The 32-year-old was also part of the U.S. Nordic skiing team at the Sochi 2014 Winter Paralympics and the Pyeongchang 2018 Winter Paralympics, where she won two Paralympic medals and five Paralympic medals, respectively. Out of the five Paralympic medals in the latter year, two were gold.

More interestingly, she is one of the few para-athletes who has competed in four different Paralympic sports — rowing, cross-country skiing, biathlon, and cycling.

And while many might feel that it must be hard for Masters, who was born without any of the weight-bearing bones in her legs, to transition between varied sports, she explains it was not that tough, especially skiing.
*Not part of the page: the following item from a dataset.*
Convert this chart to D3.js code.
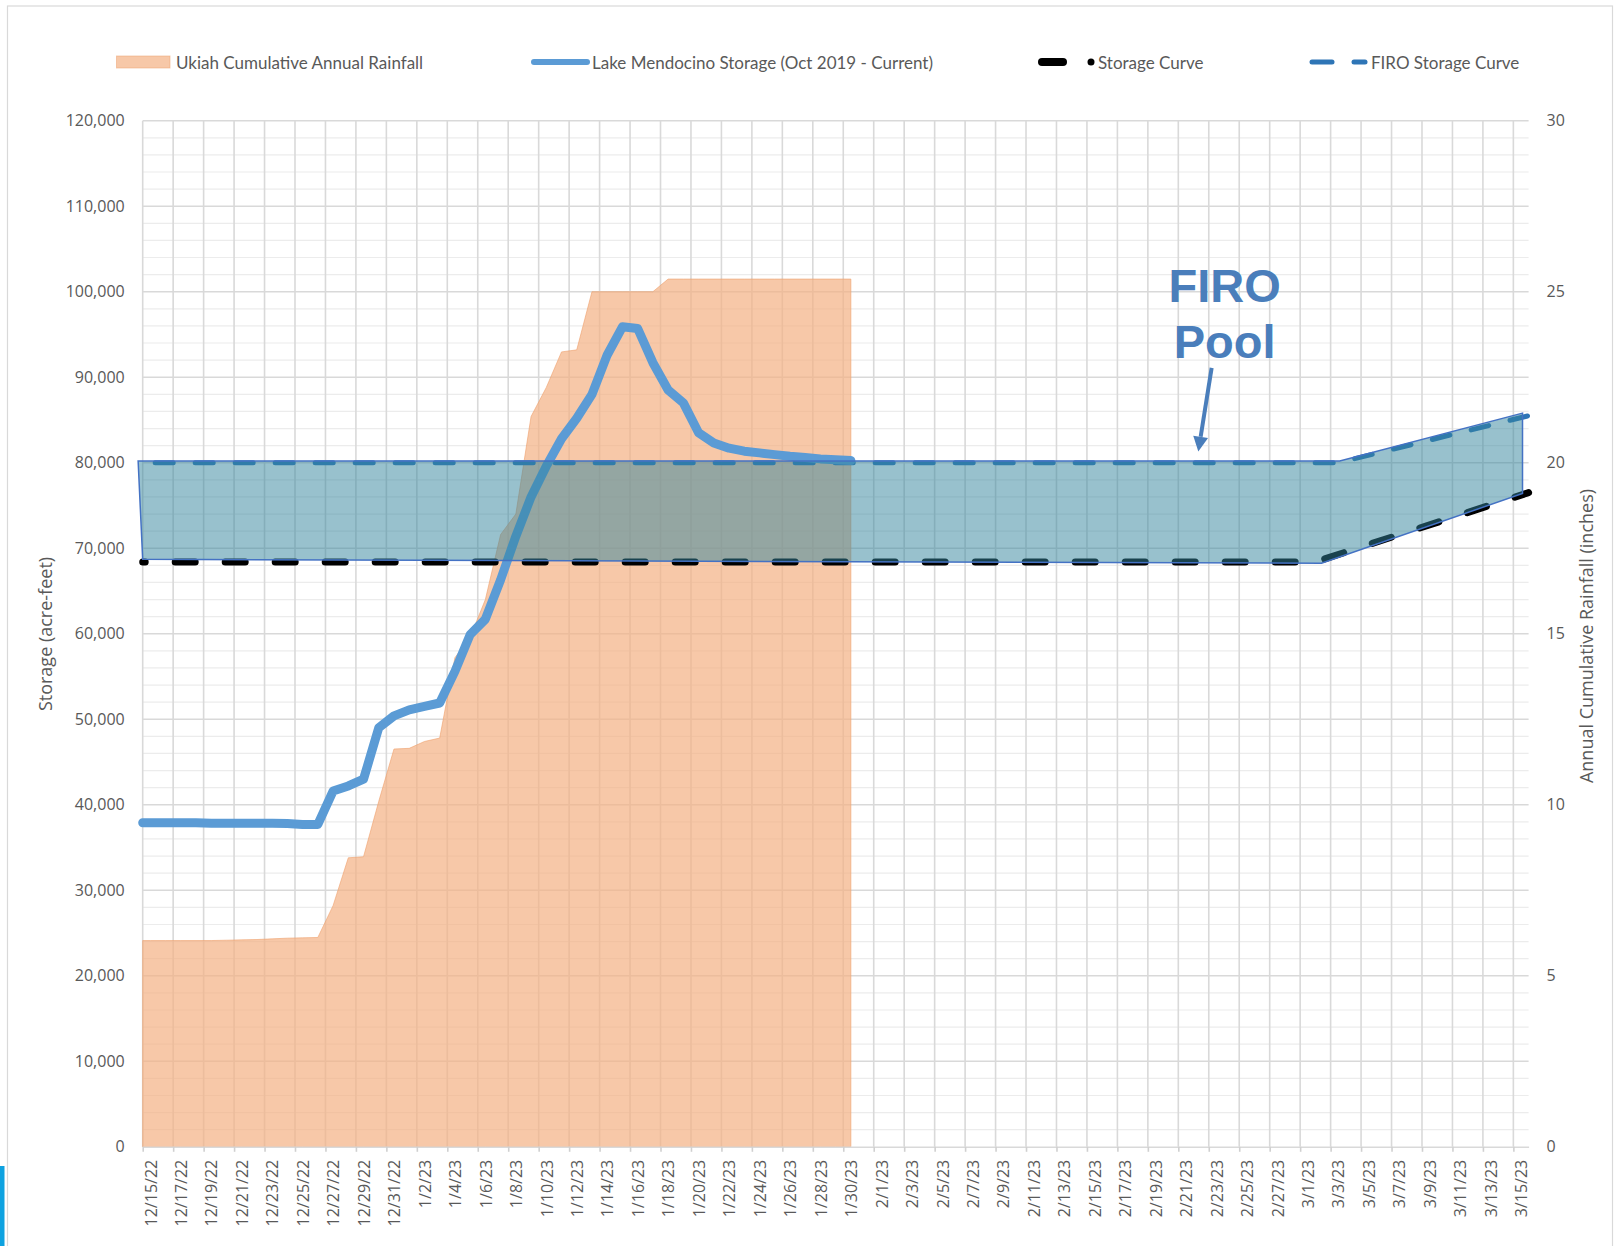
<!DOCTYPE html>
<html>
<head>
<meta charset="utf-8">
<script src="https://cdn.jsdelivr.net/npm/d3@7"></script>
<style>
html, body { margin: 0; padding: 0; background: #fff; }
svg { display: block; }
</style>
</head>
<body>
<div id="chart"></div>
<script>
// ---- data ----
var firstDay = "2022-12-15";
var lastDay = "2023-03-16";

// Lake Mendocino storage, acre-feet, one value a day from 12/15/22 to 1/30/23
var storageAF = [
	37900, 37900, 37900, 37900, 37850, 37850, 37850, 37850, 37850, 37800, 37700, 37700,
	41600, 42200, 43000, 49000, 50400, 51100, 51500, 51900, 55600, 59900, 61700, 66300,
	71400, 76000, 79600, 82800, 85200, 88000, 92600, 95900, 95700, 91700, 88500, 87000,
	83500, 82300, 81700, 81350, 81150, 80950, 80750, 80600, 80450, 80350, 80250
];

// Ukiah cumulative annual rainfall, inches, same days
var rainfallIn = [
	6.03, 6.03, 6.03, 6.03, 6.03, 6.04, 6.05, 6.06, 6.08, 6.10, 6.11, 6.12,
	7.05, 8.45, 8.48, 10.1, 11.63, 11.65, 11.85, 11.95, 14.3, 14.9, 16.0, 17.9,
	18.5, 21.35, 22.2, 23.24, 23.3, 25.0, 25.0, 25.0, 25.0, 25.0, 25.37, 25.37,
	25.37, 25.37, 25.37, 25.37, 25.37, 25.37, 25.37, 25.37, 25.37, 25.37, 25.37
];

var curveDates = ["2022-12-15T00:00", "2023-03-02T00:00", "2023-03-16T00:00"];
var storageCurveAF = [68400, 68400, 76500];

var firoDates = ["2022-12-15T00:00", "2023-03-03T12:00", "2023-03-16T00:00"];
var firoCurveAF = [80000, 80000, 85500];

// hand drawn FIRO pool shape: days after 12/15, acre-feet
var poolDays = [-0.3, 78.6, 90.6, 90.6, 77.4, 0];
var poolAF = [80200, 80200, 85800, 76400, 68250, 68700];

var storageTicks = [0, 10000, 20000, 30000, 40000, 50000, 60000, 70000, 80000, 90000, 100000, 110000, 120000];
var rainTicks = [0, 5, 10, 15, 20, 25, 30];

var legendLabels = [
	"Ukiah Cumulative Annual Rainfall",
	"Lake Mendocino Storage (Oct 2019 - Current)",
	"Storage Curve",
	"FIRO Storage Curve"
];

var poolText = ["FIRO", "Pool"];
var poolTextDate = "2023-02-24T01:00";
var poolTextAF = [98800, 92200];
var arrowFrom = ["2023-02-23T04:30", 91100];
var arrowTo = ["2023-02-22T07:30", 81300];

// ---- chart ----
function firo_chart(tag, width, height) {
	this.margin = {top: 120.7, right: 1617 - 1528.6, bottom: 1246 - 1146.8, left: 142.7};
	this.width = width - this.margin.left - this.margin.right;
	this.height = height - this.margin.top - this.margin.bottom;
	this.root = d3.select(tag)
		.append("svg")
		.attr("width", width)
		.attr("height", height);
	this.svg = this.root.append("g")
		.attr("transform", "translate(" + this.margin.left + "," + this.margin.top + ")");
	this.init();
}

firo_chart.prototype = {
	init : function() {
		var self = this;
		var pday = d3.utcParse("%Y-%m-%d");
		var ptime = d3.utcParse("%Y-%m-%dT%H:%M");
		self.t0 = pday(firstDay);
		self.t1 = pday(lastDay);
		self.ptime = ptime;
		self.x = d3.scaleUtc().domain([self.t0, self.t1]).range([0, self.width]);
		self.yL = d3.scaleLinear().domain([0, 120000]).range([self.height, 0]);
		self.yR = d3.scaleLinear().domain([0, 30]).range([self.height, 0]);

		// daily values sit in the middle of their day, first one carried to the left edge
		var daily = function(arr) {
			var pts = [{t: self.t0, v: arr[0]}];
			arr.forEach(function(v, i) {
				pts.push({t: d3.utcHour.offset(d3.utcDay.offset(self.t0, i), 12), v: v});
			});
			return pts;
		};
		self.storage = daily(storageAF);
		self.rain = daily(rainfallIn);
		self.curve = curveDates.map(function(d, i) { return {t: ptime(d), v: storageCurveAF[i]}; });
		self.firo = firoDates.map(function(d, i) { return {t: ptime(d), v: firoCurveAF[i]}; });
		self.pool = poolDays.map(function(d, i) {
			return {t: new Date(self.t0.getTime() + d * 864e5), v: poolAF[i]};
		});
	},
	frame : function() {
		var self = this;
		self.root.append("rect")
			.attr("x", 7.5).attr("y", 6)
			.attr("width", 1605).attr("height", 1300)
			.attr("fill", "#fff")
			.attr("stroke", "#d9d9d9")
			.attr("stroke-width", 1.2);
		self.root.append("rect")
			.attr("x", 0).attr("y", 1166)
			.attr("width", 4.5).attr("height", 80)
			.attr("fill", "#0ea2e0");
	},
	grid : function() {
		var self = this;
		var minor = d3.range(0, 120001, 2000).filter(function(v) { return v % 10000 != 0; });
		self.svg.append("g").selectAll("line")
			.data(minor).enter().append("line")
			.attr("x1", 0).attr("x2", self.width)
			.attr("y1", function(d) { return self.yL(d); })
			.attr("y2", function(d) { return self.yL(d); })
			.attr("stroke", "#ececec")
			.attr("stroke-width", 1.2);
		self.svg.append("g").selectAll("line")
			.data(storageTicks.slice(1)).enter().append("line")
			.attr("x1", 0).attr("x2", self.width)
			.attr("y1", function(d) { return self.yL(d); })
			.attr("y2", function(d) { return self.yL(d); })
			.attr("stroke", "#d9d9d9")
			.attr("stroke-width", 1.6);
		self.svg.append("g").selectAll("line")
			.data(self.tickDates).enter().append("line")
			.attr("x1", function(d) { return self.x(d); })
			.attr("x2", function(d) { return self.x(d); })
			.attr("y1", 0).attr("y2", self.height)
			.attr("stroke", "#d9d9d9")
			.attr("stroke-width", 1.6);
	},
	axes : function() {
		var self = this;
		var half = self.x(d3.utcHour.offset(self.t0, 12)) - self.x(self.t0);
		var gx = self.svg.append("g")
			.attr("transform", "translate(0," + self.height + ")")
			.call(d3.axisBottom(self.x)
				.tickValues(self.tickDates)
				.tickFormat(d3.utcFormat("%-m/%-d/%y"))
				.tickSize(5)
				.tickSizeOuter(0));
		gx.select(".domain").attr("stroke", "#d9d9d9").attr("stroke-width", 1.6);
		gx.selectAll(".tick line").attr("stroke", "#d0d0d0").attr("stroke-width", 1.6);
		gx.selectAll(".tick text")
			.attr("transform", "translate(" + half + ",13) rotate(-90)")
			.attr("y", 0)
			.attr("dy", "0.36em")
			.attr("text-anchor", "end");

		var gl = self.svg.append("g")
			.call(d3.axisLeft(self.yL)
				.tickValues(storageTicks)
				.tickFormat(d3.format(","))
				.tickSize(0)
				.tickPadding(18));
		var gr = self.svg.append("g")
			.attr("transform", "translate(" + self.width + ",0)")
			.call(d3.axisRight(self.yR)
				.tickValues(rainTicks)
				.tickSize(0)
				.tickPadding(18));
		gl.select(".domain").remove();
		gr.select(".domain").remove();

		[gx, gl, gr].forEach(function(g) {
			g.attr("font-family", "'Open Sans', sans-serif")
				.attr("font-size", 16);
			g.selectAll("text").attr("fill", "#595959");
		});

		self.root.append("text")
			.attr("transform", "translate(45,634) rotate(-90)")
			.attr("text-anchor", "middle")
			.attr("dominant-baseline", "central")
			.style("font-family", "'Open Sans', sans-serif")
			.style("font-size", "18px")
			.style("fill", "#595959")
			.text("Storage (acre-feet)");
		self.root.append("text")
			.attr("transform", "translate(1586,636) rotate(-90)")
			.attr("text-anchor", "middle")
			.attr("dominant-baseline", "central")
			.style("font-family", "'Open Sans', sans-serif")
			.style("font-size", "18px")
			.style("fill", "#595959")
			.text("Annual Cumulative Rainfall (inches)");
	},
	series : function() {
		var self = this;
		var area = d3.area()
			.x(function(d) { return self.x(d.t); })
			.y0(self.height)
			.y1(function(d) { return self.yR(d.v); });
		self.svg.append("path")
			.datum(self.rain)
			.attr("d", area)
			.attr("fill", "#f4b183")
			.attr("fill-opacity", 0.7)
			.attr("stroke", "#eea06c")
			.attr("stroke-opacity", 0.6)
			.attr("stroke-width", 1);

		var line = d3.line()
			.x(function(d) { return self.x(d.t); })
			.y(function(d) { return self.yL(d.v); });

		self.svg.append("path")
			.datum(self.curve)
			.attr("d", line)
			.attr("fill", "none")
			.attr("stroke", "#000")
			.attr("stroke-width", 7)
			.attr("stroke-linecap", "round")
			.attr("stroke-dasharray", "20 30")
			.attr("stroke-dashoffset", 17.5);

		self.svg.append("path")
			.datum(self.firo)
			.attr("d", line)
			.attr("fill", "none")
			.attr("stroke", "#2e75b6")
			.attr("stroke-width", 5)
			.attr("stroke-linecap", "round")
			.attr("stroke-dasharray", "18 22")
			.attr("stroke-dashoffset", 27.5);

		self.svg.append("path")
			.datum(self.storage)
			.attr("d", line)
			.attr("fill", "none")
			.attr("stroke", "#5b9bd5")
			.attr("stroke-width", 9)
			.attr("stroke-linejoin", "round")
			.attr("stroke-linecap", "round");

		self.svg.append("path")
			.datum(self.pool)
			.attr("d", d3.line()
				.x(function(d) { return self.x(d.t); })
				.y(function(d) { return self.yL(d.v); })
				.curve(d3.curveLinearClosed))
			.attr("fill", "#31849b")
			.attr("fill-opacity", 0.5)
			.attr("stroke", "#4472c4")
			.attr("stroke-width", 1.5);
	},
	note : function() {
		var self = this;
		var ptime = self.ptime;
		var tx = self.x(ptime(poolTextDate));
		self.svg.selectAll("text.pool")
			.data(poolText).enter()
			.append("text")
			.attr("class", "pool")
			.attr("x", tx)
			.attr("y", function(d, i) { return self.yL(poolTextAF[i]); })
			.attr("text-anchor", "middle")
			.style("font-family", "'Liberation Sans', Arial, sans-serif")
			.style("font-weight", "bold")
			.style("font-size", "47px")
			.style("fill", "#4a7ebb")
			.text(function(d) { return d; });

		var x1 = self.x(ptime(arrowFrom[0])), y1 = self.yL(arrowFrom[1]);
		var x2 = self.x(ptime(arrowTo[0])), y2 = self.yL(arrowTo[1]);
		var len = Math.sqrt((x2 - x1) * (x2 - x1) + (y2 - y1) * (y2 - y1));
		var ux = (x2 - x1) / len, uy = (y2 - y1) / len;
		var hl = 15, hw = 7.5;
		var bx = x2 - ux * hl, by = y2 - uy * hl;
		self.svg.append("line")
			.attr("x1", x1).attr("y1", y1)
			.attr("x2", bx).attr("y2", by)
			.attr("stroke", "#4a7ebb")
			.attr("stroke-width", 4);
		self.svg.append("path")
			.attr("d", "M" + x2 + "," + y2 +
				"L" + (bx - uy * hw) + "," + (by + ux * hw) +
				"L" + (bx + uy * hw) + "," + (by - ux * hw) + "Z")
			.attr("fill", "#4a7ebb");
	},
	legend : function() {
		var self = this;
		var lg = self.root.append("g")
			.style("font-family", "Lato, sans-serif")
			.style("font-size", "17px");
		var cy = 62;
		lg.append("rect")
			.attr("x", 116.5).attr("y", 56)
			.attr("width", 53.5).attr("height", 12)
			.attr("fill", "#f4b183").attr("fill-opacity", 0.7)
			.attr("stroke", "#eea06c").attr("stroke-opacity", 0.5);
		lg.append("line")
			.attr("x1", 534).attr("x2", 587)
			.attr("y1", cy).attr("y2", cy)
			.attr("stroke", "#5b9bd5").attr("stroke-width", 6)
			.attr("stroke-linecap", "round");
		lg.append("line")
			.attr("x1", 1042).attr("x2", 1063)
			.attr("y1", cy).attr("y2", cy)
			.attr("stroke", "#000").attr("stroke-width", 8)
			.attr("stroke-linecap", "round");
		lg.append("circle")
			.attr("cx", 1091).attr("cy", cy).attr("r", 3.5)
			.attr("fill", "#000");
		lg.append("line")
			.attr("x1", 1312).attr("x2", 1332)
			.attr("y1", cy).attr("y2", cy)
			.attr("stroke", "#2e75b6").attr("stroke-width", 5)
			.attr("stroke-linecap", "round");
		lg.append("line")
			.attr("x1", 1354).attr("x2", 1365)
			.attr("y1", cy).attr("y2", cy)
			.attr("stroke", "#2e75b6").attr("stroke-width", 5)
			.attr("stroke-linecap", "round");
		var tx = [176, 592, 1098, 1371];
		lg.selectAll("text")
			.data(legendLabels).enter()
			.append("text")
			.attr("x", function(d, i) { return tx[i]; })
			.attr("y", cy)
			.attr("dominant-baseline", "central")
			.style("fill", "#595959")
			.text(function(d) { return d; });
	},
	draw : function() {
		var self = this;
		self.tickDates = d3.utcDay.range(self.t0, self.t1, 2);
		self.frame();
		self.svg.raise();
		self.grid();
		self.series();
		self.axes();
		self.note();
		self.legend();
	}
};

var chart = new firo_chart("#chart", 1617, 1246);
chart.draw();
</script>
</body>
</html>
Skiing Was an Easier Transition

Speaking with GQ magazine in July 2021, Masters talked about the journey to her successful sporting career. She revealed that she first started rowing when she was in middle school after her adoptive mother asked her to try the sports.

"When I was 13, I got in the boat for the first time," she added while saying the sports helped her make friends and find a place to let go of all her frustrations.

But as she transitioned into other sports, she didn't find it much challenging. She precisely mentioned that skiing was particularly easier for her since she was strong with her triceps.

Even in the orphanages, on days where I wasn't able to walk, I would just scoot. It was a lot of triceps, and that's why skiing was an easier transition for me. 

Masters was so accustomed to using her triceps because of her anatomy that she does skiing with her triceps than her lats. That also makes her hands and arms look bigger than they actually are.

It Is Mentally Difficult

Even though some sports come naturally to Masters, she noted it can be mentally difficult when you're performing the action.

In the previous interview, she shared that taking on four different sports takes a toll on one's mental health all the time.

"Especially in a long race and you're like, 'I’m only one mile in and I feel like I'm about to die. There’s no way I can sustain this for another 19 miles,'" she added.

But Masters revealed she avoids such negative conversations with herself in the middle of a race, and instead, she tunes into the counting.

Over the years, she has also realized that training your body and being fit makes it easier to push yourself physically. While on the topic, she also stated the mind plays an even bigger role in pushing the muscles. 

"It's the mind that's more responsible in the race than your body," Masters implied.

At the end, when GQ's interviewer Clay Skipper asked her what advice she would give to a rookie who is struggling to break through mental or physical barriers, the cross-country skier said one needs to trust the hours they put into their training.